A Moroccan called Majid* got in touch with Migrant Tales who was deported in October despite marriage to a Finnish woman. The Finnish Immigration Service (Migri) claims that the marriage was arranged, but he denies such a claim. He is presently awaiting a decision by the administrative court to overturn MIgri’s decision.
Majid was deported from Finland in October and he can not return to the country and the Schengen area for two years. He knows another Moroccan who was married to a Finn and who was deported like him.
Asylum seekers have had a tough time in Finland as our laws have tightened. This protestor went on a hunger strike in front of the little parliament in 2016.
“Ours is not a fake marriage,” the man said by phone from Morocco. “I love my wife very much, and she is very sad about our separation. My wife visited me, and she stayed with me for three months. It is expensive to travel back and forth from Finland to Morocco.”
According to Majid, his short time in Finland went well and he was able to adapt and be a part of society.
“I was living a normal life,” he continued. “I am a tolerant person with goals and who wanted to achieve them. I wanted to learn Finnish. When they deported me I was studying the Finnish language at a school seven kilometers from home. I used to walk or bike to school.”

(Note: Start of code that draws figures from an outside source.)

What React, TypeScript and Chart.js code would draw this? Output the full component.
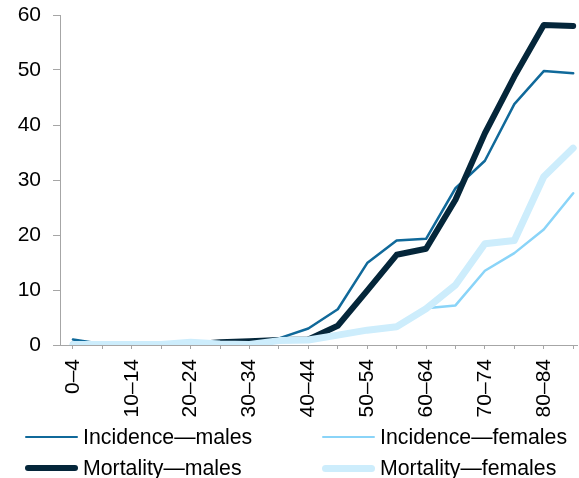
import React, { useEffect, useRef } from "react";
import { Chart, registerables } from "chart.js";

Chart.register(...registerables);

const ageGroups = [
  "0–4", "5–9", "10–14", "15–19", "20–24", "25–29", "30–34", "35–39", "40–44",
  "45–49", "50–54", "55–59", "60–64", "65–69", "70–74", "75–79", "80–84", "85+",
];

const incidenceMales = [1.0, 0.2, 0.2, 0.3, 0.3, 0.4, 0.6, 1.2, 3.0, 6.5, 14.9, 19.0, 19.3, 28.5, 33.5, 43.8, 49.8, 49.4];
const incidenceFemales = [0.2, 0.1, 0.1, 0.2, 0.3, 0.3, 0.2, 0.8, 1.0, 1.6, 2.5, 3.3, 6.7, 7.2, 13.5, 16.7, 21.0, 27.6];
const mortalityMales = [0.1, 0.1, 0.1, 0.1, 0.1, 0.5, 0.7, 0.9, 1.0, 3.5, 9.9, 16.4, 17.5, 26.4, 38.5, 48.8, 58.2, 58.0];
const mortalityFemales = [0.1, 0.1, 0.1, 0.1, 0.5, 0.2, 0.1, 0.8, 0.9, 1.8, 2.7, 3.3, 6.6, 10.9, 18.4, 19.0, 30.6, 35.8];

const yTicks = [0, 10, 20, 30, 40, 50, 60];

const seriesNames = ["Incidence—males", "Incidence—females", "Mortality—males", "Mortality—females"];
const seriesColors = ["#10699A", "#8AD4F8", "#04263A", "#CDEDFC"];
const seriesWidths = [2.5, 2.5, 6, 7];
const seriesOrder = [2, 3, 1, 0];

const FONT = "'Liberation Sans', Arial, sans-serif";
const W = 579;
const H = 478;

function toPoints(values: number[]) {
  return values.map((v, i) => ({ x: i, y: v }));
}

export default function App() {
  const canvasRef = useRef<HTMLCanvasElement | null>(null);

  useEffect(() => {
    const canvas = canvasRef.current;
    if (!canvas) return;
    const allSeries = [incidenceMales, incidenceFemales, mortalityMales, mortalityFemales];
    const chart = new Chart(canvas, {
      type: "line",
      data: {
        datasets: allSeries.map((vals, k) => ({
          label: seriesNames[k],
          data: toPoints(vals),
          borderColor: seriesColors[k],
          backgroundColor: seriesColors[k],
          borderWidth: seriesWidths[k],
          order: seriesOrder[k],
          pointRadius: 0,
          tension: 0,
          borderCapStyle: "round" as const,
          borderJoinStyle: "round" as const,
          fill: false,
        })),
      },
      options: {
        responsive: false,
        animation: false,
        devicePixelRatio: 1,
        layout: { padding: { top: 15, right: 2, left: 0, bottom: 0 } },
        plugins: {
          legend: { display: false },
          tooltip: { enabled: false },
        },
        scales: {
          x: {
            type: "linear",
            min: -0.44,
            max: 17.13,
            afterFit: (scale: any) => {
              scale.height = H - 345;
              scale.paddingLeft = 0;
              scale.paddingRight = 0;
            },
            border: { display: true, color: "#A6A6A6", width: 1 },
            grid: { drawOnChartArea: false, drawTicks: true, tickLength: 4, color: "#A6A6A6" },
            ticks: {
              stepSize: 1,
              includeBounds: false,
              autoSkip: false,
              minRotation: 90,
              maxRotation: 90,
              padding: 10,
              color: "#000",
              font: { family: FONT, size: 21 },
              callback: (value: any) => {
                const i = Number(value);
                return Number.isInteger(i) && i % 2 === 0 && i < ageGroups.length ? ageGroups[i] : "";
              },
            },
          },
          y: {
            type: "linear",
            min: yTicks[0],
            max: yTicks[yTicks.length - 1],
            afterFit: (scale: any) => {
              scale.width = 60;
              scale.paddingTop = 0;
              scale.paddingBottom = 0;
            },
            afterBuildTicks: (scale: any) => {
              scale.ticks = yTicks.map((v) => ({ value: v }));
            },
            border: { display: true, color: "#A6A6A6", width: 1 },
            grid: { drawOnChartArea: false, drawTicks: true, tickLength: 7, color: "#A6A6A6" },
            ticks: {
              padding: 12,
              color: "#000",
              font: { family: FONT, size: 21 },
            },
          },
        },
      },
    });
    return () => chart.destroy();
  }, []);

  const legendItems = [
    { k: 0, lineLeft: 25, top: 437 },
    { k: 1, lineLeft: 322, top: 437 },
    { k: 2, lineLeft: 25, top: 468 },
    { k: 3, lineLeft: 322, top: 468 },
  ];

  return (
    <div style={{ position: "absolute", left: 0, top: 0, width: W, height: H, background: "#fff", overflow: "hidden" }}>
      <canvas ref={canvasRef} width={W} height={H} style={{ display: "block", width: W, height: H }} />
      {legendItems.map((it) => (
        <div key={it.k}>
          <div
            style={{
              position: "absolute",
              left: it.lineLeft,
              top: it.top - seriesWidths[it.k] / 2,
              width: 53,
              height: seriesWidths[it.k],
              borderRadius: seriesWidths[it.k] / 2,
              background: seriesColors[it.k],
            }}
          />
          <div
            style={{
              position: "absolute",
              left: it.lineLeft + 58,
              top: it.top - 15,
              height: 30,
              lineHeight: "30px",
              fontFamily: FONT,
              fontSize: 21.3,
              color: "#000",
              whiteSpace: "nowrap",
            }}
          >
            {seriesNames[it.k]}
          </div>
        </div>
      ))}
    </div>
  );
}
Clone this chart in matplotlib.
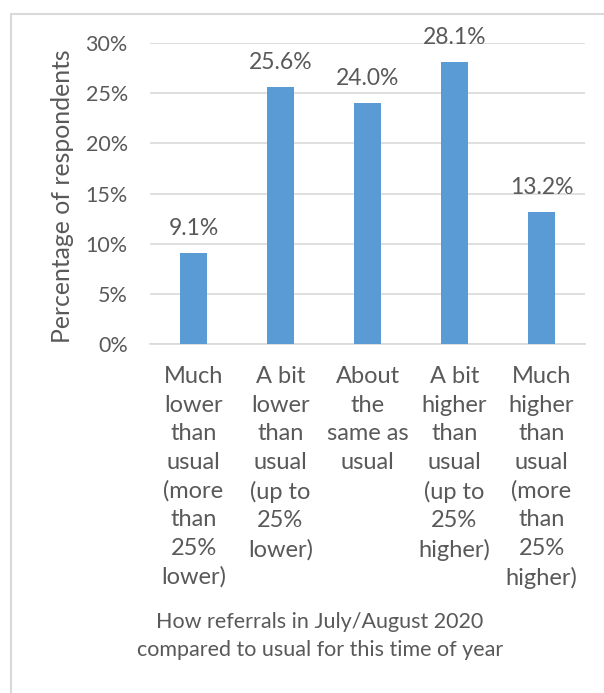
import matplotlib.pyplot as plt
from matplotlib.patches import Rectangle
from matplotlib.ticker import FuncFormatter

# Data
categories = [
    "Much\nlower\nthan\nusual\n(more\nthan\n25%\nlower)",
    "A bit\nlower\nthan\nusual\n(up to\n25%\nlower)",
    "About\nthe\nsame as\nusual",
    "A bit\nhigher\nthan\nusual\n(up to\n25%\nhigher)",
    "Much\nhigher\nthan\nusual\n(more\nthan\n25%\nhigher)",
]
values = [9.1, 25.6, 24.0, 28.1, 13.2]
y_ticks = [0, 5, 10, 15, 20, 25, 30]

BAR_COLOR = "#5B9BD5"
TEXT_COLOR = "#595959"
GRID_COLOR = "#D9D9D9"
FONT = "Lato"

plt.rcParams['font.family'] = [FONT, 'DejaVu Sans']

fig = plt.figure(figsize=(6.04, 6.93), dpi=100)
W, H = 604, 693

# chart border (Excel-style frame)
fig.patches.append(Rectangle((11 / W, -0.01), 1.0, 1 - 14 / H + 0.01,
                             transform=fig.transFigure, fill=False,
                             edgecolor="#D9D9D9", linewidth=1.5))

ax = fig.add_axes([150 / W, 1 - 344 / H, (585 - 150) / W, (344 - 43) / H])

x = range(len(values))
bars = ax.bar(x, values, width=0.31, color=BAR_COLOR, zorder=3)

for b, v in zip(bars, values):
    ax.annotate(f"{v:.1f}%", (b.get_x() + b.get_width() / 2, v),
                xytext=(0, 10), textcoords="offset points",
                ha="center", va="bottom", fontsize=16.5, color=TEXT_COLOR)

ax.set_xlim(-0.5, len(values) - 0.5)
ax.set_ylim(0, 30)
ax.set_yticks(y_ticks)
ax.yaxis.set_major_formatter(FuncFormatter(lambda v, p: f"{v:.0f}%"))
ax.grid(axis="y", color=GRID_COLOR, linewidth=1.2, zorder=0)
ax.set_xticks(list(x))
ax.set_xticklabels(categories, fontsize=17, color=TEXT_COLOR, linespacing=1.44)
ax.tick_params(axis="y", length=0, labelsize=15.5, colors=TEXT_COLOR, pad=16)
ax.tick_params(axis="x", length=0, colors=TEXT_COLOR, pad=16)
for s in ["top", "right", "left"]:
    ax.spines[s].set_visible(False)
ax.spines["bottom"].set_color(GRID_COLOR)
ax.spines["bottom"].set_linewidth(1.2)

ax.set_ylabel("Percentage of respondents", fontsize=17.8, color=TEXT_COLOR)
ax.yaxis.set_label_coords(-0.175, 0.49)
fig.text(320 / W, 1 - 636 / H,
         "How referrals in July/August 2020\ncompared to usual for this time of year",
         ha="center", va="center", fontsize=15.5, color=TEXT_COLOR, linespacing=1.5)

fig.savefig("out.png", dpi=100)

Majid came to Finland in February 2016 and asked for asylum. His request was later turned down by Migri.
“I went to Migri in March  to tell them about my marriage, which happened in the previous month,” he said. “Despite being married, they said I had to leave Finland because my request for asylum was turned down. That’s when the police took me to Metsälä [immigration removal center] where I was detained for a month.”
After moving to Finland and living in Oulu, Majid moved to Helsinki and lived with a Moroccan friend for four months. It is during this time when he met his future wife on the Internet. “We met, and we hit it off very well,” he said.
Even if Majid claims that the interview with Migri went well about his marriage to his wife, he claims that the police have done everything possible to destroy his marriage.
“The police told my wife that it was a mistake to marry a foreigner,” he said. “They told her that they know of many cases where foreign men take advantage of Finnish women. They marry just to get a residence permit.”
The man’s problems got worse when the police in a northern Finnish city asked him to come to the station.
“That’s when they detained me and locked me up in a police cell for three days,” he continued. “The only way I can see my wife for only a half an hour is in a city [abut 100km away] because there was no meeting room with a glass separation.”
Majid said that after two nights they woke him up at 4 am and said he was going to be deported. He could not call his lawyer or wife because the police took his phone.
“I was taken to Oulu, then to Helsinki, to Paris, where I boarded a plane with the police to Casablanca,” he said.
Despite all the legal problems and the battle with the authorities, Majid is hopeful that the administrative court will overrule Migri’s decision.
“I love my wife, I love Finland, and want to make my home in that country,” he concluded.
* The name of the person was changed to protect his identity.